Казалось, молчание будет тянуться до бесконечности. Стоя с письмом в руке, я представила себе мою прекрасную сестру, обреченную на столь жалкое существование, что она унизилась до роли просителя в этом заговоре.
И все-таки я могла бы поехать в Англию. Могла сказать «да», и на этом все бы закончилось. Могла взять с собой дочь, может, даже сына, и больше не оглядываться назад. Я вышла бы замуж за короля, чье здоровье медленно подтачивала болезнь, но после его смерти стала бы вдовствующей королевой, у которой впереди вся жизнь. Я ведь еще молода и вполне могу построить жизнь заново.
– Ты единственная ее надежда, – словно издалека послышался голос отца. – Все, что от тебя требуется, – подписать акт о добровольном отречении. Я буду править Испанией как регент, пока не достигнет совершеннолетия твой сын Карл. Ты сможешь уйти с чистой совестью.
Добровольное отречение.
Он лгал мне. Совесть моя никогда не была бы чиста. Подписав отказ от своих прав, я уничтожала саму кастильскую династию. Даже кортесы не смогли бы помешать отцу. Все теперь принадлежало бы ему, как королю Арагона, а затем его сыну, которого, как он рассчитывал, родит ему его новая французская королева. Мои сыновья лишались всех прав на престол, а моя борьба за спасение Испании оказывалась впустую.
Я мысленно услышала голос матери, столь отчетливый, словно она стояла рядом: «Добро часто проигрывает тщеславию».
Я посмотрела на отца.

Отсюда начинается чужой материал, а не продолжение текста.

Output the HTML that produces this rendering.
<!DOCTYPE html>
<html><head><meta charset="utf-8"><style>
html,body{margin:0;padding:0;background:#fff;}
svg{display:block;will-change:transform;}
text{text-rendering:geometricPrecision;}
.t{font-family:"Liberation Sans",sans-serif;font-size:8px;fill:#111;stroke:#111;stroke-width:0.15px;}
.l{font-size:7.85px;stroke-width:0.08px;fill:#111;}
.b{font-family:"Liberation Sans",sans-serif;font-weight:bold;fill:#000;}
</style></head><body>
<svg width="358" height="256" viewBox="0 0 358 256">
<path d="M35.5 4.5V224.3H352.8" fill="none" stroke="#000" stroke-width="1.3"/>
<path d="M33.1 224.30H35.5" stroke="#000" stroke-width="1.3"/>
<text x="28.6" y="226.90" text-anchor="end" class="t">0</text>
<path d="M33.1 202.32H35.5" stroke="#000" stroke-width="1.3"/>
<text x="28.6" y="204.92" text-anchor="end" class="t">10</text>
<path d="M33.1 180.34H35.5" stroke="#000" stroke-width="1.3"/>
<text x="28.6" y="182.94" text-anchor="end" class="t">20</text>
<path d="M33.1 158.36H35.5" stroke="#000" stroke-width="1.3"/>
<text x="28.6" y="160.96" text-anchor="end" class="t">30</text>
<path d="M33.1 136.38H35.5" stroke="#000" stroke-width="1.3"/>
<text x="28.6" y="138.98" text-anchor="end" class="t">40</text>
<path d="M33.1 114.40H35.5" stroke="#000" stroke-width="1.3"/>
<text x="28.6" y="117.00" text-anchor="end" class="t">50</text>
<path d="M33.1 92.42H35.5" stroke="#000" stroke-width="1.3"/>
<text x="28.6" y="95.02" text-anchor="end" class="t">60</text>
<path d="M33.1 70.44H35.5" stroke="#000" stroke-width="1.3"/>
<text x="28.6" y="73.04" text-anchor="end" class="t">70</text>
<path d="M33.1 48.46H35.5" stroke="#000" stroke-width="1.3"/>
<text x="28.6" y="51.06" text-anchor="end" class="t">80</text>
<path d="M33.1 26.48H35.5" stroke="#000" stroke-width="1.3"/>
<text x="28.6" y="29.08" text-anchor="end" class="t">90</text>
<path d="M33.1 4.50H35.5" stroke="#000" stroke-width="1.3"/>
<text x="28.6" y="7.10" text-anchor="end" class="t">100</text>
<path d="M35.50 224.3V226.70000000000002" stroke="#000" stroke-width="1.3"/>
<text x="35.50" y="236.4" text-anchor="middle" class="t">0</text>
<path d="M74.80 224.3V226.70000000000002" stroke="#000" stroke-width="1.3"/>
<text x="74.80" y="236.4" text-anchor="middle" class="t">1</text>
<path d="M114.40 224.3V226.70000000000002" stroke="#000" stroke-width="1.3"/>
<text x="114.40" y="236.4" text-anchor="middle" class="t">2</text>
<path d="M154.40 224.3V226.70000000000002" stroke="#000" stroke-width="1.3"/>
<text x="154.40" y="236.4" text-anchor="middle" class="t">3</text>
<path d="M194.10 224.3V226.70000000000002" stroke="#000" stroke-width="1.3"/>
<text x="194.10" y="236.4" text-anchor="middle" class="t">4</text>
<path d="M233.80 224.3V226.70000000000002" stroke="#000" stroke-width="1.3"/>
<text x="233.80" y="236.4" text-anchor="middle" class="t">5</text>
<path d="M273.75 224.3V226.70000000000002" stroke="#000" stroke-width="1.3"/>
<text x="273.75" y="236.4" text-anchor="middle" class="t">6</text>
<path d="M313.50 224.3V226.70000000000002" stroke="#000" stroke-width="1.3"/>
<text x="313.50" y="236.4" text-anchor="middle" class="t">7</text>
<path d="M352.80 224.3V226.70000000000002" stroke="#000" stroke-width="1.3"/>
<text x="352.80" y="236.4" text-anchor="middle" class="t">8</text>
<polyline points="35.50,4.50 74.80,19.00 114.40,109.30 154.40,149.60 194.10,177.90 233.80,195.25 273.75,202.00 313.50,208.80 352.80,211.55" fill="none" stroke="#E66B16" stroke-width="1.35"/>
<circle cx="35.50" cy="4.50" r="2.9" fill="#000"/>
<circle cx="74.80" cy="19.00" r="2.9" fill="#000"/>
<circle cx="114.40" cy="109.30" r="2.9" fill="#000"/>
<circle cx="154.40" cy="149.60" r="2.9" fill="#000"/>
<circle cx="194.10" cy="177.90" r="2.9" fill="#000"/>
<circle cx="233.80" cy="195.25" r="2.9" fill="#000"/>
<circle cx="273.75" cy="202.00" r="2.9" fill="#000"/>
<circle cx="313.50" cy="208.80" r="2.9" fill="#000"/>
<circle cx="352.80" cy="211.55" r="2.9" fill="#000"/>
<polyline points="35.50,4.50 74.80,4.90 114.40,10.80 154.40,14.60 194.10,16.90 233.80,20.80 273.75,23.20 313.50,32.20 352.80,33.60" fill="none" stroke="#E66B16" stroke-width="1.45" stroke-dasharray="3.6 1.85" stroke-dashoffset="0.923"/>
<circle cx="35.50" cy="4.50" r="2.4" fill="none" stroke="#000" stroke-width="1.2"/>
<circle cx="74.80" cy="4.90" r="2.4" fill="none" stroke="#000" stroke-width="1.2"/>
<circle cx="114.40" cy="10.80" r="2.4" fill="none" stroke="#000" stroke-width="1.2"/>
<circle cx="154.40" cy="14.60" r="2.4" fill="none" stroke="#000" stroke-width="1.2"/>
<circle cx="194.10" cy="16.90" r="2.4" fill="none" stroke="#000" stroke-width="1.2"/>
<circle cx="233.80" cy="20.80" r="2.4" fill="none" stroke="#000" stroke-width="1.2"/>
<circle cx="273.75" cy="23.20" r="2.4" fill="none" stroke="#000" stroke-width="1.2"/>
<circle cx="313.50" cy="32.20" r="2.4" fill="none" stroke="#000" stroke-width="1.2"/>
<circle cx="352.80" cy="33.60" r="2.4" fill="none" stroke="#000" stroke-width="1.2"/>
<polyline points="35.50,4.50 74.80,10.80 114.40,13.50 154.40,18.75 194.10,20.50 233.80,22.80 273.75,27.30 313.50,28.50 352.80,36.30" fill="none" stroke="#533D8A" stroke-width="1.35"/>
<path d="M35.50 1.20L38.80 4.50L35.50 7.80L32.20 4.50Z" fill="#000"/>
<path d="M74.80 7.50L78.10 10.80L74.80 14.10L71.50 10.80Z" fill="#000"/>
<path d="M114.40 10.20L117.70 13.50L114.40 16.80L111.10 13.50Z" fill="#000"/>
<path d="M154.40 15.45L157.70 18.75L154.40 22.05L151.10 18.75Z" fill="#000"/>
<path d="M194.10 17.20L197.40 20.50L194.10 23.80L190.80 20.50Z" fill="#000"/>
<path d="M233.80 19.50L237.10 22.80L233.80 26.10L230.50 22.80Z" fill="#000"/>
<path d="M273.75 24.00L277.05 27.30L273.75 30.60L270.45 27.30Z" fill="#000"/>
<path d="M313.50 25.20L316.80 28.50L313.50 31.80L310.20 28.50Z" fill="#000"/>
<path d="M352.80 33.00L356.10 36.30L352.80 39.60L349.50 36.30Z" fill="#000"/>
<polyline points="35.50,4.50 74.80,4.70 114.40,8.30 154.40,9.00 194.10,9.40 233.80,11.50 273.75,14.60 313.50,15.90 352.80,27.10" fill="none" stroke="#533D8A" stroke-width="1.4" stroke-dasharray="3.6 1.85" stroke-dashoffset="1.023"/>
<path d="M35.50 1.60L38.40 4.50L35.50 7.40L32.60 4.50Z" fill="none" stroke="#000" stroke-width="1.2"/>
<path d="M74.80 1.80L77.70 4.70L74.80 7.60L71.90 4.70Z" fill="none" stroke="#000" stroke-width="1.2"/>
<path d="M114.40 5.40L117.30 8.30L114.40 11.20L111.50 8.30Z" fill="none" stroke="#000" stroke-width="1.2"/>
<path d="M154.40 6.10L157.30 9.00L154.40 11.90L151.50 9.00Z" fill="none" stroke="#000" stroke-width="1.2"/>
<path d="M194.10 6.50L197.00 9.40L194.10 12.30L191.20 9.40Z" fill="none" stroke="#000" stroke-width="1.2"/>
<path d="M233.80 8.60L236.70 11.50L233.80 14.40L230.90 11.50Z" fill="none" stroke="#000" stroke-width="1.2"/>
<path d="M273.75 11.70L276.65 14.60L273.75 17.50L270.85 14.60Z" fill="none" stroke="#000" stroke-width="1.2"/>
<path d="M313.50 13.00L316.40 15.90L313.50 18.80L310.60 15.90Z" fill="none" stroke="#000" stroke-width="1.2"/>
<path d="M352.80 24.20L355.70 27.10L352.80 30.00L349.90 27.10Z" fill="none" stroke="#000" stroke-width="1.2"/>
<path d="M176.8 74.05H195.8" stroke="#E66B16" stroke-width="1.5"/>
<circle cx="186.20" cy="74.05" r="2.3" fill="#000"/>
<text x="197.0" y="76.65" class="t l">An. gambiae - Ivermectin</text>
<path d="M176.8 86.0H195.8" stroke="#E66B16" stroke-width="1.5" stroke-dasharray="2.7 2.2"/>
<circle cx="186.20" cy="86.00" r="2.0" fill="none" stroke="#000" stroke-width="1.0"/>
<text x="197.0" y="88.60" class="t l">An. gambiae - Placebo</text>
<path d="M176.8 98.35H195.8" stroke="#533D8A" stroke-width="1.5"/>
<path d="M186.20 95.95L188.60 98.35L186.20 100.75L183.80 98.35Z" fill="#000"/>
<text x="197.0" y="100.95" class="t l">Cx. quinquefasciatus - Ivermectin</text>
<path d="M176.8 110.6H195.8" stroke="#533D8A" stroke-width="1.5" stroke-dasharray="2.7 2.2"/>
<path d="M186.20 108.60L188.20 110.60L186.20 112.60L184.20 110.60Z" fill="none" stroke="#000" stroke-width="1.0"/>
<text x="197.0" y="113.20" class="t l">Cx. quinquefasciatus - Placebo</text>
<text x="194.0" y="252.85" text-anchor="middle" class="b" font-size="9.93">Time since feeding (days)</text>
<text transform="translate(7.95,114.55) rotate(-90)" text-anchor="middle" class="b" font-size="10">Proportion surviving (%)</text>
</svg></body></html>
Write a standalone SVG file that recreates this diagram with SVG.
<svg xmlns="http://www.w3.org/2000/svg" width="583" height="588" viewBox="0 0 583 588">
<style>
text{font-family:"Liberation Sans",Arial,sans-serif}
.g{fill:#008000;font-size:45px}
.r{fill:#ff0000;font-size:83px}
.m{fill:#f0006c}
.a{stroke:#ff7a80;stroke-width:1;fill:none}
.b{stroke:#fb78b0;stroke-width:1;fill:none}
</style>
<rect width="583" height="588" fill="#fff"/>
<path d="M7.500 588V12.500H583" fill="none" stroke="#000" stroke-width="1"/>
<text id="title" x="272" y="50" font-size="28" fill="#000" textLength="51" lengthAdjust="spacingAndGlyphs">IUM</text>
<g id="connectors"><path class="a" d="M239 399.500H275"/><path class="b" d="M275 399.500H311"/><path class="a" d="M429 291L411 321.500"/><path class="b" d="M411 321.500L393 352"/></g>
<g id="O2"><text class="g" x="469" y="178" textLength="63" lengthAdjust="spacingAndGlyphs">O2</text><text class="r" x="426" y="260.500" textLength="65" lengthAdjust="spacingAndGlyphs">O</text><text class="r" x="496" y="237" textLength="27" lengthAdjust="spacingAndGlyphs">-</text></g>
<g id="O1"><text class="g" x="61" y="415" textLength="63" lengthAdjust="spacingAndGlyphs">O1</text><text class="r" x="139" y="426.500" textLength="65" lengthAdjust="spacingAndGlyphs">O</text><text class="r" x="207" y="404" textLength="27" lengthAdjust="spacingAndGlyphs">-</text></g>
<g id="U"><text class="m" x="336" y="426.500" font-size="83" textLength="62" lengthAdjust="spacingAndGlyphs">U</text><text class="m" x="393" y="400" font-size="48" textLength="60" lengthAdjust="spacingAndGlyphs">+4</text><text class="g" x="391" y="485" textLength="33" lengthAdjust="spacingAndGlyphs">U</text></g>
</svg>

Казалось, я видела его впервые – человека, который выглядел и говорил как мой отец, но при этом был холоден и беспощаден.
– Мы с Сиснеросом потратили немало времени, обсуждая будущие союзы, – добавил он. – Как и я, он полностью предан этому королевству. После моего брака с Жермен и твоего с Тюдором я задушу всех, кто осмелится заявлять, будто я, Фернандо Арагонский, недостоин править.
Пергамент, свидетель позора моей сестры, выскользнул из моих пальцев. Могла ли я подумать, что мне придется отвернуться от родного человека?
– Это мое королевство, – сказала я. – Мне жаль Каталину, ибо ей не к кому больше обратиться, но я ничем не могу ей помочь. Во всяком случае, не таким образом. И не желаю больше слышать об этом ни слова.
Отец метнулся ко мне, и на какое-то жуткое мгновение мне показалось, что сейчас он меня ударит. Он схватил меня за руку, и глаза его в гневе вспыхнули.
– Как ты смеешь разговаривать со мной, словно с лакеем? – прошипел он. – Сейчас я здесь правлю, а не ты! И с этого дня ты будешь делать все, что я скажу!
Слова его обрушились на меня, будто град. Но в тот же миг весь мой страх исчез. Я осознала жуткую истину, которой не понимала раньше.
Отец сражался не со мной. Он сражался с призраком.
Все эти годы он находился в тени матери, кланяясь ее трону. Его презрительно называли арагонцем под юбкой Изабеллы, чего он не мог ни забыть, ни простить. Он не спешил, дожидаясь часа, когда сможет заявить права на то, что считал своим. Не пошевелив даже пальцем, чтобы помешать, он ждал и наблюдал, как Филипп издевается надо мной, – не потому, что не мог, но потому, что это не входило в его планы.
«Любовь тут ни при чем. Я лишь сомневалась в его способности жить в моей тени».